- [Data]
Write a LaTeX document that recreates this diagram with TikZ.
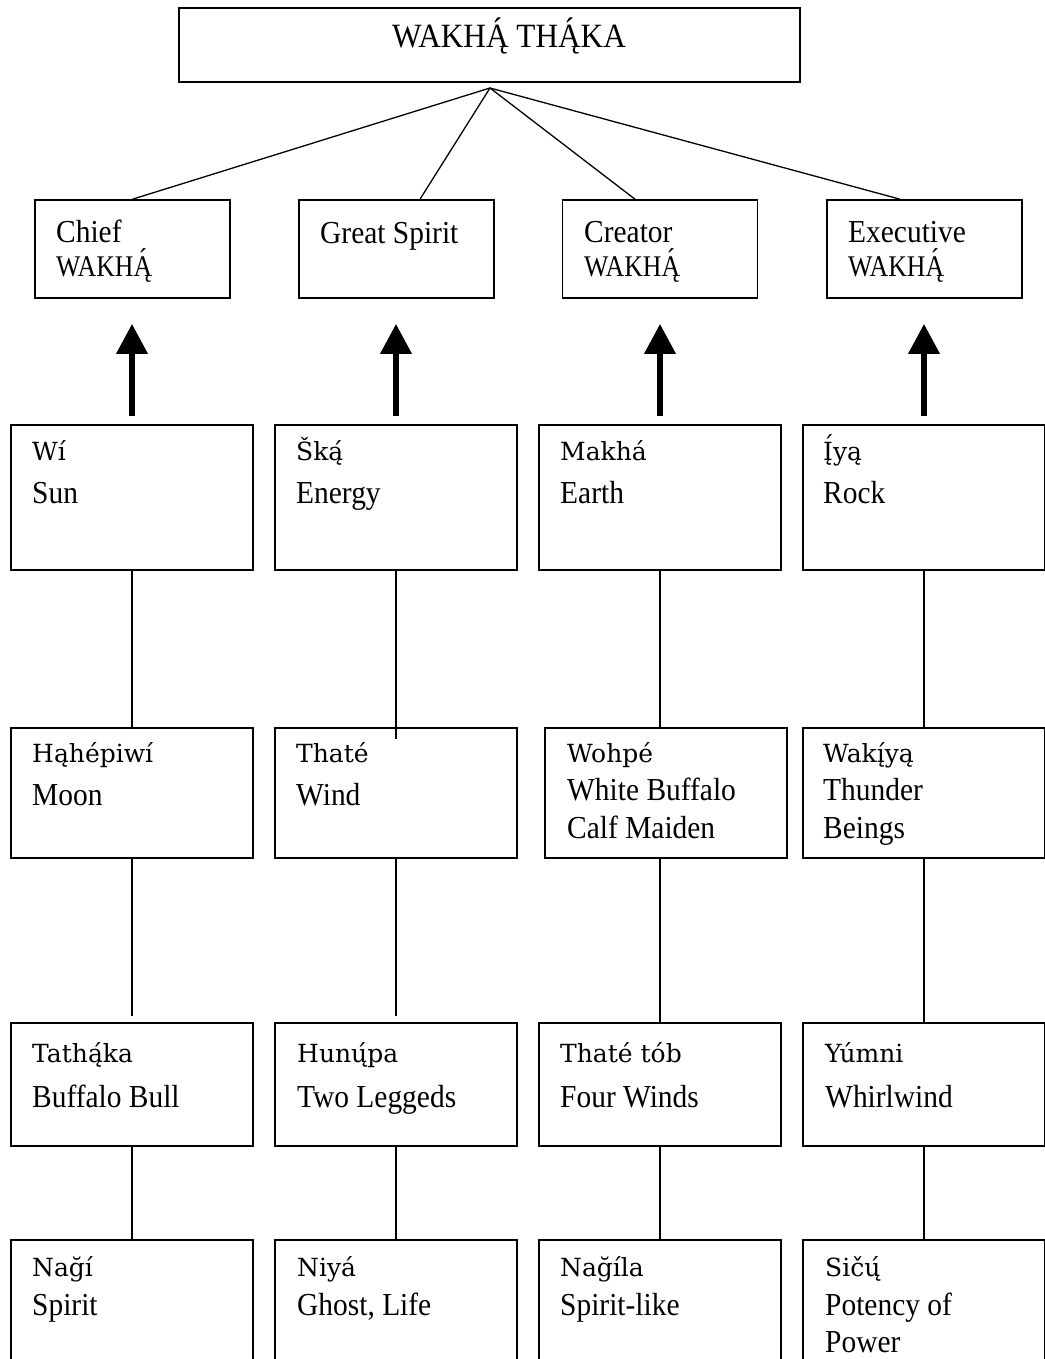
\documentclass[tikz,border=0pt]{standalone}
\usepackage{fontspec}
\setmainfont{Liberation Serif}
\newfontfamily\en[FakeStretch=0.92]{Liberation Serif}
\newfontfamily\wk[FakeStretch=0.86]{Liberation Serif}
\newfontfamily\lk{DejaVu Serif}
\usetikzlibrary{arrows.meta}
\newcommand\acu[1]{\leavevmode\setbox0=\hbox{#1}\setbox2=\hbox{\char"00B4}\rlap{\hbox to\wd0{\hss\raise\dimexpr\ht0-1ex\relax\box2\relax\hss}}\box0\relax}
\begin{document}
\begin{tikzpicture}[x=1pt,y=-1pt,
  box/.style={draw, line width=1.6pt, inner sep=0pt, minimum width=#1},
  conn/.style={line width=1.3pt},
  bigarrow/.style={line width=6.5pt, -{Triangle[length=30pt,width=30pt]}},
  lak/.style={font=\lk\fontsize{25}{30}\selectfont, anchor=base west, inner sep=0pt},
  eng/.style={font=\en\fontsize{32}{38}\selectfont, anchor=base west, inner sep=0pt},
  wak/.style={font=\wk\fontsize{30}{36}\selectfont, anchor=base west, inner sep=0pt},
  ttl/.style={font=\en\fontsize{34}{40}\selectfont, anchor=base west, inner sep=0pt}]
\useasboundingbox (0,0) rectangle (1044,1359);
\fill[white] (0,0) rectangle (1044,1359);

% top
\node[box=621pt, minimum height=74pt] (top) at (489.5,45) {};
\node[ttl] (ttltxt) at (392,48) {WAKH\acu{Ą}\ TH\acu{Ą}KA};
\coordinate (apex) at (490,88);

% level 2
\node[box=195pt, minimum height=98pt] (c1) at (132.5,249) {};
\node[box=195pt, minimum height=98pt] (c2) at (396.5,249) {};
\node[box=195pt, minimum height=98pt] (c3) at (660,249) {};
\node[box=195pt, minimum height=98pt] (c4) at (924.5,249) {};
\node[eng] (t1a) at (56,242) {Chief};
\node[wak] (t1b) at (56,276) {WAKH\acu{Ą}};
\node[eng] (t2a) at (320,243) {Great Spirit};
\node[eng] (t3a) at (584,242) {Creator};
\node[wak] (t3b) at (584,276) {WAKH\acu{Ą}};
\node[eng] (t4a) at (848,242) {Executive};
\node[wak] (t4b) at (848,276) {WAKH\acu{Ą}};

\draw[conn] (apex) -- (c1.north);
\draw[conn] (apex) -- ([xshift=23.5pt]c2.north);
\draw[conn] (apex) -- ([xshift=-25pt]c3.north);
\draw[conn] (apex) -- ([xshift=-24.5pt]c4.north);

% level 3
\node[box=242pt, minimum height=145pt] (r3c1) at (132,497.5) {};
\node[box=242pt, minimum height=145pt] (r3c2) at (396,497.5) {};
\node[box=242pt, minimum height=145pt] (r3c3) at (660,497.5) {};
\node[box=242pt, minimum height=145pt] (r3c4) at (924,497.5) {};
\node[lak] (l3a) at (32,460) {Wí};
\node[eng] (e3a) at (32,503) {Sun};
\node[lak] (l3b) at (296,460) {Šką́};
\node[eng] (e3b) at (296,503) {Energy};
\node[lak] (l3c) at (560,460) {Makhá};
\node[eng] (e3c) at (560,503) {Earth};
\node[lak] (l3d) at (823,460) {\acu{Į}yą};
\node[eng] (e3d) at (823,503) {Rock};

\foreach \i in {1,2,3,4}{
  \draw[bigarrow] ([yshift=8pt]r3c\i.north) -- ([yshift=-25pt]c\i.south -| r3c\i.north);
}

% level 4
\node[box=242pt, minimum height=130pt] (r4c1) at (132,793) {};
\node[box=242pt, minimum height=130pt] (r4c2) at (396,793) {};
\node[box=242pt, minimum height=130pt] (r4c3) at (666,793) {};
\node[box=242pt, minimum height=130pt] (r4c4) at (924,793) {};
\node[lak] (l4a) at (32,762) {Hąhépiwí};
\node[eng] (e4a) at (32,805) {Moon};
\node[lak] (l4b) at (296,762) {Thaté};
\node[eng] (e4b) at (296,805) {Wind};
\node[lak] (l4c) at (567,762) {Wohpé};
\node[eng] (e4c1) at (567,800) {White Buffalo};
\node[eng] (e4c2) at (567,838) {Calf Maiden};
\node[lak] (l4d) at (823,762) {Wakį́yą};
\node[eng] (e4d1) at (823,800) {Thunder};
\node[eng] (e4d2) at (823,838) {Beings};

\draw[conn] (r3c1.south) -- (r4c1.north);
\draw[conn] (r3c2.south) -- ([yshift=-12pt]r4c2.north);
\draw[conn] (r3c3.south) -- (r3c3.south |- r4c3.north);
\draw[conn] (r3c4.south) -- (r4c4.north);

% level 5
\node[box=242pt, minimum height=123pt] (r5c1) at (132,1084.5) {};
\node[box=242pt, minimum height=123pt] (r5c2) at (396,1084.5) {};
\node[box=242pt, minimum height=123pt] (r5c3) at (660,1084.5) {};
\node[box=242pt, minimum height=123pt] (r5c4) at (924,1084.5) {};
\node[lak] (l5a) at (32,1062) {Tathą́ka};
\node[eng] (e5a) at (32,1107) {Buffalo Bull};
\node[lak] (l5b) at (297,1062) {Hunų́pa};
\node[eng] (e5b) at (297,1107) {Two Leggeds};
\node[lak] (l5c) at (560,1062) {Thaté tób};
\node[eng] (e5c) at (560,1107) {Four Winds};
\node[lak] (l5d) at (825,1062) {Yúmni};
\node[eng] (e5d) at (825,1107) {Whirlwind};

\draw[conn] (r4c1.south) -- ([yshift=6pt]r5c1.north);
\draw[conn] (r4c2.south) -- ([yshift=6pt]r5c2.north);
\draw[conn] (r4c3.south -| r5c3.north) -- (r5c3.north);
\draw[conn] (r4c4.south) -- (r5c4.north);

% level 6
\node[box=242pt, minimum height=160pt] (r6c1) at (132,1320) {};
\node[box=242pt, minimum height=160pt] (r6c2) at (396,1320) {};
\node[box=242pt, minimum height=160pt] (r6c3) at (660,1320) {};
\node[box=242pt, minimum height=160pt] (r6c4) at (924,1320) {};
\node[lak] (l6a) at (32,1276) {Nağí};
\node[eng] (e6a) at (32,1315) {Spirit};
\node[lak] (l6b) at (297,1276) {Niyá};
\node[eng] (e6b) at (297,1315) {Ghost, Life};
\node[lak] (l6c) at (560,1276) {Nağíla};
\node[eng] (e6c) at (560,1315) {Spirit-like};
\node[lak] (l6d) at (825,1276) {Sičų́};
\node[eng] (e6d1) at (825,1315) {Potency of};
\node[eng] (e6d2) at (825,1352) {Power};

\draw[conn] (r5c1.south) -- (r6c1.north);
\draw[conn] (r5c2.south) -- (r6c2.north);
\draw[conn] (r5c3.south) -- (r6c3.north);
\draw[conn] (r5c4.south) -- (r6c4.north);
\end{tikzpicture}
\end{document}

- [Goal]
Omit the pictures, then quote the rest of the material above exactly.

- [Response below]
Write a LaTeX document that recreates this diagram with TikZ.
\documentclass[tikz,border=0pt]{standalone}
\usepackage{fontspec}
\setmainfont{Liberation Serif}
\newfontfamily\en[FakeStretch=0.92]{Liberation Serif}
\newfontfamily\wk[FakeStretch=0.86]{Liberation Serif}
\newfontfamily\lk{DejaVu Serif}
\usetikzlibrary{arrows.meta}
\newcommand\acu[1]{\leavevmode\setbox0=\hbox{#1}\setbox2=\hbox{\char"00B4}\rlap{\hbox to\wd0{\hss\raise\dimexpr\ht0-1ex\relax\box2\relax\hss}}\box0\relax}
\begin{document}
\begin{tikzpicture}[x=1pt,y=-1pt,
  box/.style={draw, line width=1.6pt, inner sep=0pt, minimum width=#1},
  conn/.style={line width=1.3pt},
  bigarrow/.style={line width=6.5pt, -{Triangle[length=30pt,width=30pt]}},
  lak/.style={font=\lk\fontsize{25}{30}\selectfont, anchor=base west, inner sep=0pt},
  eng/.style={font=\en\fontsize{32}{38}\selectfont, anchor=base west, inner sep=0pt},
  wak/.style={font=\wk\fontsize{30}{36}\selectfont, anchor=base west, inner sep=0pt},
  ttl/.style={font=\en\fontsize{34}{40}\selectfont, anchor=base west, inner sep=0pt}]
\useasboundingbox (0,0) rectangle (1044,1359);
\fill[white] (0,0) rectangle (1044,1359);

% top
\node[box=621pt, minimum height=74pt] (top) at (489.5,45) {};
\node[ttl] (ttltxt) at (392,48) {WAKH\acu{Ą}\ TH\acu{Ą}KA};
\coordinate (apex) at (490,88);

% level 2
\node[box=195pt, minimum height=98pt] (c1) at (132.5,249) {};
\node[box=195pt, minimum height=98pt] (c2) at (396.5,249) {};
\node[box=195pt, minimum height=98pt] (c3) at (660,249) {};
\node[box=195pt, minimum height=98pt] (c4) at (924.5,249) {};
\node[eng] (t1a) at (56,242) {Chief};
\node[wak] (t1b) at (56,276) {WAKH\acu{Ą}};
\node[eng] (t2a) at (320,243) {Great Spirit};
\node[eng] (t3a) at (584,242) {Creator};
\node[wak] (t3b) at (584,276) {WAKH\acu{Ą}};
\node[eng] (t4a) at (848,242) {Executive};
\node[wak] (t4b) at (848,276) {WAKH\acu{Ą}};

\draw[conn] (apex) -- (c1.north);
\draw[conn] (apex) -- ([xshift=23.5pt]c2.north);
\draw[conn] (apex) -- ([xshift=-25pt]c3.north);
\draw[conn] (apex) -- ([xshift=-24.5pt]c4.north);

% level 3
\node[box=242pt, minimum height=145pt] (r3c1) at (132,497.5) {};
\node[box=242pt, minimum height=145pt] (r3c2) at (396,497.5) {};
\node[box=242pt, minimum height=145pt] (r3c3) at (660,497.5) {};
\node[box=242pt, minimum height=145pt] (r3c4) at (924,497.5) {};
\node[lak] (l3a) at (32,460) {Wí};
\node[eng] (e3a) at (32,503) {Sun};
\node[lak] (l3b) at (296,460) {Šką́};
\node[eng] (e3b) at (296,503) {Energy};
\node[lak] (l3c) at (560,460) {Makhá};
\node[eng] (e3c) at (560,503) {Earth};
\node[lak] (l3d) at (823,460) {\acu{Į}yą};
\node[eng] (e3d) at (823,503) {Rock};

\foreach \i in {1,2,3,4}{
  \draw[bigarrow] ([yshift=8pt]r3c\i.north) -- ([yshift=-25pt]c\i.south -| r3c\i.north);
}

% level 4
\node[box=242pt, minimum height=130pt] (r4c1) at (132,793) {};
\node[box=242pt, minimum height=130pt] (r4c2) at (396,793) {};
\node[box=242pt, minimum height=130pt] (r4c3) at (666,793) {};
\node[box=242pt, minimum height=130pt] (r4c4) at (924,793) {};
\node[lak] (l4a) at (32,762) {Hąhépiwí};
\node[eng] (e4a) at (32,805) {Moon};
\node[lak] (l4b) at (296,762) {Thaté};
\node[eng] (e4b) at (296,805) {Wind};
\node[lak] (l4c) at (567,762) {Wohpé};
\node[eng] (e4c1) at (567,800) {White Buffalo};
\node[eng] (e4c2) at (567,838) {Calf Maiden};
\node[lak] (l4d) at (823,762) {Wakį́yą};
\node[eng] (e4d1) at (823,800) {Thunder};
\node[eng] (e4d2) at (823,838) {Beings};

\draw[conn] (r3c1.south) -- (r4c1.north);
\draw[conn] (r3c2.south) -- ([yshift=-12pt]r4c2.north);
\draw[conn] (r3c3.south) -- (r3c3.south |- r4c3.north);
\draw[conn] (r3c4.south) -- (r4c4.north);

% level 5
\node[box=242pt, minimum height=123pt] (r5c1) at (132,1084.5) {};
\node[box=242pt, minimum height=123pt] (r5c2) at (396,1084.5) {};
\node[box=242pt, minimum height=123pt] (r5c3) at (660,1084.5) {};
\node[box=242pt, minimum height=123pt] (r5c4) at (924,1084.5) {};
\node[lak] (l5a) at (32,1062) {Tathą́ka};
\node[eng] (e5a) at (32,1107) {Buffalo Bull};
\node[lak] (l5b) at (297,1062) {Hunų́pa};
\node[eng] (e5b) at (297,1107) {Two Leggeds};
\node[lak] (l5c) at (560,1062) {Thaté tób};
\node[eng] (e5c) at (560,1107) {Four Winds};
\node[lak] (l5d) at (825,1062) {Yúmni};
\node[eng] (e5d) at (825,1107) {Whirlwind};

\draw[conn] (r4c1.south) -- ([yshift=6pt]r5c1.north);
\draw[conn] (r4c2.south) -- ([yshift=6pt]r5c2.north);
\draw[conn] (r4c3.south -| r5c3.north) -- (r5c3.north);
\draw[conn] (r4c4.south) -- (r5c4.north);

% level 6
\node[box=242pt, minimum height=160pt] (r6c1) at (132,1320) {};
\node[box=242pt, minimum height=160pt] (r6c2) at (396,1320) {};
\node[box=242pt, minimum height=160pt] (r6c3) at (660,1320) {};
\node[box=242pt, minimum height=160pt] (r6c4) at (924,1320) {};
\node[lak] (l6a) at (32,1276) {Nağí};
\node[eng] (e6a) at (32,1315) {Spirit};
\node[lak] (l6b) at (297,1276) {Niyá};
\node[eng] (e6b) at (297,1315) {Ghost, Life};
\node[lak] (l6c) at (560,1276) {Nağíla};
\node[eng] (e6c) at (560,1315) {Spirit-like};
\node[lak] (l6d) at (825,1276) {Sičų́};
\node[eng] (e6d1) at (825,1315) {Potency of};
\node[eng] (e6d2) at (825,1352) {Power};

\draw[conn] (r5c1.south) -- (r6c1.north);
\draw[conn] (r5c2.south) -- (r6c2.north);
\draw[conn] (r5c3.south) -- (r6c3.north);
\draw[conn] (r5c4.south) -- (r6c4.north);
\end{tikzpicture}
\end{document}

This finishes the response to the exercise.